» **Directions for this task**
Starting with the first line of the listing, quote each line exactly until and including the one with "const data = categories.map((name, i)", leaving pictures out.

═════ Given entries

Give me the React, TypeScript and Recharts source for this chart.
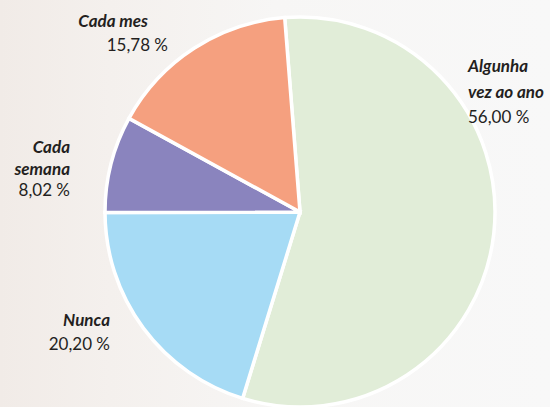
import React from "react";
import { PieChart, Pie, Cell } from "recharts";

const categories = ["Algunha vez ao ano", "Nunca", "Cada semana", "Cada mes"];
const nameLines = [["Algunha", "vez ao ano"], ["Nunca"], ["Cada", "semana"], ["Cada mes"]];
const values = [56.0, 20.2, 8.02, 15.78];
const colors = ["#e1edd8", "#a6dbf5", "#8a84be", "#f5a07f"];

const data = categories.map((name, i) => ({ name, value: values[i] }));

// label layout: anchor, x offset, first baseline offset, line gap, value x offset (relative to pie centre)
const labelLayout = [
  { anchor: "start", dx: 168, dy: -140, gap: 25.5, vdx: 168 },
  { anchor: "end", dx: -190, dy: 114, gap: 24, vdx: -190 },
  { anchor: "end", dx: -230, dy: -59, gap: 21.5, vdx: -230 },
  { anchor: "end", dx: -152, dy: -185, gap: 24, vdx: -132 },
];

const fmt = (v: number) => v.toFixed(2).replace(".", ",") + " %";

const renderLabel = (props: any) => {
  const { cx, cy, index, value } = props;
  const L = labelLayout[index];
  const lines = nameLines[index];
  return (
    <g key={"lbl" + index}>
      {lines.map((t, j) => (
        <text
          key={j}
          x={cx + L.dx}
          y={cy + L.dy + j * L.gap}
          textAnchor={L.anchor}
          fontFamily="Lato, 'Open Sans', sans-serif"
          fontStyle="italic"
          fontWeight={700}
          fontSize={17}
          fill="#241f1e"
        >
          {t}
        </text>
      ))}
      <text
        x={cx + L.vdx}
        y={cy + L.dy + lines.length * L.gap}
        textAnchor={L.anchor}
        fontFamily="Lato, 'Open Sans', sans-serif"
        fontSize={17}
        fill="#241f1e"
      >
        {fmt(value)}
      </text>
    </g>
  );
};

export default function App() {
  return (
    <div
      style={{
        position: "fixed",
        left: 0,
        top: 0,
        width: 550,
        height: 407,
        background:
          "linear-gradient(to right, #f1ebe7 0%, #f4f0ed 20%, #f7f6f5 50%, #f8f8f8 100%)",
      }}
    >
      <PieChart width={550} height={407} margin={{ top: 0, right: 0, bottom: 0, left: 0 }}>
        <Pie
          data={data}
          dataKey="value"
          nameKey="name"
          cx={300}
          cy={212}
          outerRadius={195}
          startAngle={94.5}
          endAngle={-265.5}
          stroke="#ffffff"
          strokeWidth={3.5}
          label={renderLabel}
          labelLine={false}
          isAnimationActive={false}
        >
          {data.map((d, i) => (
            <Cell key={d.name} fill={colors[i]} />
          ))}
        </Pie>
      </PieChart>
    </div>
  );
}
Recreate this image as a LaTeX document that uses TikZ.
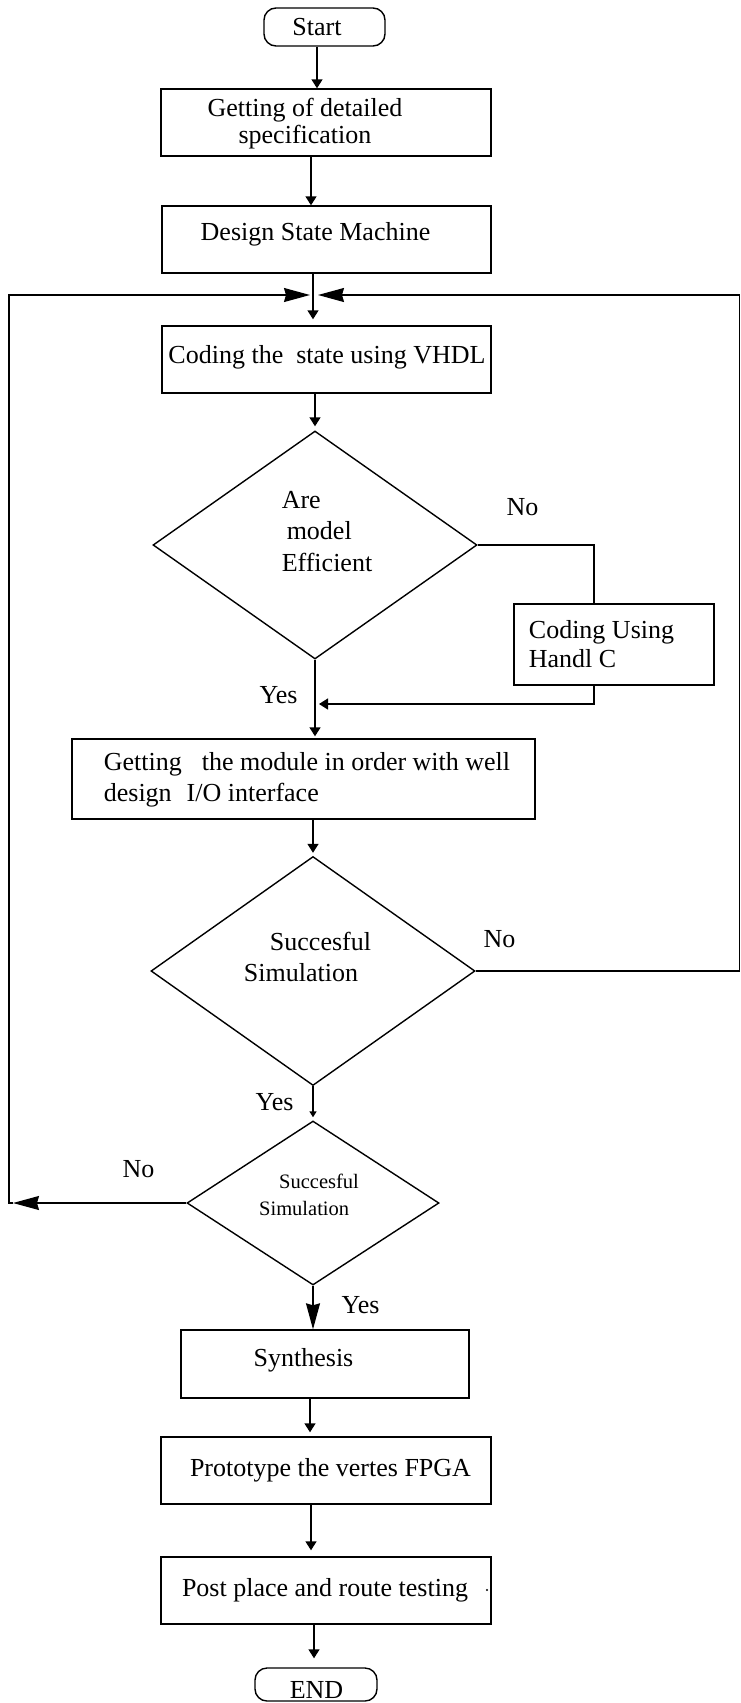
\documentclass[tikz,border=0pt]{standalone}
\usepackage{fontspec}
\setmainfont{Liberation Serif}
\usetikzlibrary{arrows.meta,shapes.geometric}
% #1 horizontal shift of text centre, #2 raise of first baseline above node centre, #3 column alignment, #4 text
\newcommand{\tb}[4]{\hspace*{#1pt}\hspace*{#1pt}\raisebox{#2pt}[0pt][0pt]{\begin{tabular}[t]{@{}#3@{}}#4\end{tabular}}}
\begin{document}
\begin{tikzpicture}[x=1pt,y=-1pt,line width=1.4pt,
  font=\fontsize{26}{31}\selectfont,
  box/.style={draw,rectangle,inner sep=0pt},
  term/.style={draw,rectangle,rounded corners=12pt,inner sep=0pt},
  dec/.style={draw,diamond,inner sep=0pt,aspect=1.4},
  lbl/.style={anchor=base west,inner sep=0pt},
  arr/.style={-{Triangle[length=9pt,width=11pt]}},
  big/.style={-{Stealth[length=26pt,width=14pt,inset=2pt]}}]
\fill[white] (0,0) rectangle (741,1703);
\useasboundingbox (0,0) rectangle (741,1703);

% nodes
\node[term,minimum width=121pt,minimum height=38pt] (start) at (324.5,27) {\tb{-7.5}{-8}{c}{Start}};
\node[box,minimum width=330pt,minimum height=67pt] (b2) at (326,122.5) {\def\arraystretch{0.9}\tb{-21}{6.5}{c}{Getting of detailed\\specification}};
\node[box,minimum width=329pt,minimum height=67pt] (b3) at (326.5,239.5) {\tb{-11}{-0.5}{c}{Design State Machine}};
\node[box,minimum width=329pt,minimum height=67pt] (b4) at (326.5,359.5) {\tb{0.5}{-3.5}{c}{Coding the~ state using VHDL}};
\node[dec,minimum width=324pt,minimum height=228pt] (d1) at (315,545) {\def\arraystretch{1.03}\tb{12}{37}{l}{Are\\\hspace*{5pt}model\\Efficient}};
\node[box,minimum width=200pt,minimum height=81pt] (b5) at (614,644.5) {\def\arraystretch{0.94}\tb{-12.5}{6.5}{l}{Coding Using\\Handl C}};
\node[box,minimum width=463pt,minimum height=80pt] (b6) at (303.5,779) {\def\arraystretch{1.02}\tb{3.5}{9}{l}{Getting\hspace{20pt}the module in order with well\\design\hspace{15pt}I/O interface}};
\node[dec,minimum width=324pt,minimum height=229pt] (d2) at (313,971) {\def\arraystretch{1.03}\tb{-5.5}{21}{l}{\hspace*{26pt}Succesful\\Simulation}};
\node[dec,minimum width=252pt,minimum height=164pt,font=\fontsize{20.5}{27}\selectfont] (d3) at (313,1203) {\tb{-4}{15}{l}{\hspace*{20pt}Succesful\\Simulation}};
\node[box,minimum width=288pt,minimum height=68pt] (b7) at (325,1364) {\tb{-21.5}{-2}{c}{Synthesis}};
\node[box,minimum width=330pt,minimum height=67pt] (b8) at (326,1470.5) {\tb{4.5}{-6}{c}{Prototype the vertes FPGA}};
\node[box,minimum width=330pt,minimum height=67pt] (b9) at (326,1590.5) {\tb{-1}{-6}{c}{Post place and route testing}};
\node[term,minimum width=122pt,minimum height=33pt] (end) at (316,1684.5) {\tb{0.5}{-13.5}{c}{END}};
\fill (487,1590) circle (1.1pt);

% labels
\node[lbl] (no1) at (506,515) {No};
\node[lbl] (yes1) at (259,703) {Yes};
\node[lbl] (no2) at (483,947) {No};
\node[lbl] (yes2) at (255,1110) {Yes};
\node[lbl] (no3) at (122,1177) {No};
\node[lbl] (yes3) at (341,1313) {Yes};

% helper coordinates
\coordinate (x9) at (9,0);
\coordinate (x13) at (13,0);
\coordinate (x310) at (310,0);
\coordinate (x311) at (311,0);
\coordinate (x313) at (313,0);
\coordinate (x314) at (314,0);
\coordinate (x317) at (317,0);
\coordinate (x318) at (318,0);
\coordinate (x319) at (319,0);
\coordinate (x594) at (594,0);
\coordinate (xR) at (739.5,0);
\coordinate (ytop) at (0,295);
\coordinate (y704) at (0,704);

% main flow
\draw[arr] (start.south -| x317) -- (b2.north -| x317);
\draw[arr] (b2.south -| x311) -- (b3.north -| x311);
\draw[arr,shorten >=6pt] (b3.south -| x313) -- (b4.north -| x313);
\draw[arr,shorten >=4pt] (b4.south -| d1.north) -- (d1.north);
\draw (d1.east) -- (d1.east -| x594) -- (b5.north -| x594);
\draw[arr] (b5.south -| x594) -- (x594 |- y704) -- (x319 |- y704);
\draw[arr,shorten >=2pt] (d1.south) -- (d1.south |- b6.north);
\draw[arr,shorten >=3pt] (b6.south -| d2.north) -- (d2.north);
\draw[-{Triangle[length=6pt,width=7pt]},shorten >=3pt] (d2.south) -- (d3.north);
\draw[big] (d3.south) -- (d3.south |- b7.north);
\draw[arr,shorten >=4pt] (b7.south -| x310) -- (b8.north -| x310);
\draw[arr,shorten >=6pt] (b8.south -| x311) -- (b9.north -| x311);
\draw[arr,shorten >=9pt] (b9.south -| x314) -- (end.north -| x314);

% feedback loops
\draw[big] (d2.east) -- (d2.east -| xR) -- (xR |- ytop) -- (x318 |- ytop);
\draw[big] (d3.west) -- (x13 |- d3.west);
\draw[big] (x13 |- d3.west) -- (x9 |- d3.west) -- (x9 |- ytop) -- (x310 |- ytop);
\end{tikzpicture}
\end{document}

══════════

» **Task output**
Give me the React, TypeScript and Recharts source for this chart.
import React from "react";
import { PieChart, Pie, Cell } from "recharts";

const categories = ["Algunha vez ao ano", "Nunca", "Cada semana", "Cada mes"];
const nameLines = [["Algunha", "vez ao ano"], ["Nunca"], ["Cada", "semana"], ["Cada mes"]];
const values = [56.0, 20.2, 8.02, 15.78];
const colors = ["#e1edd8", "#a6dbf5", "#8a84be", "#f5a07f"];

const data = categories.map((name, i) => ({ name, value: values[i] }));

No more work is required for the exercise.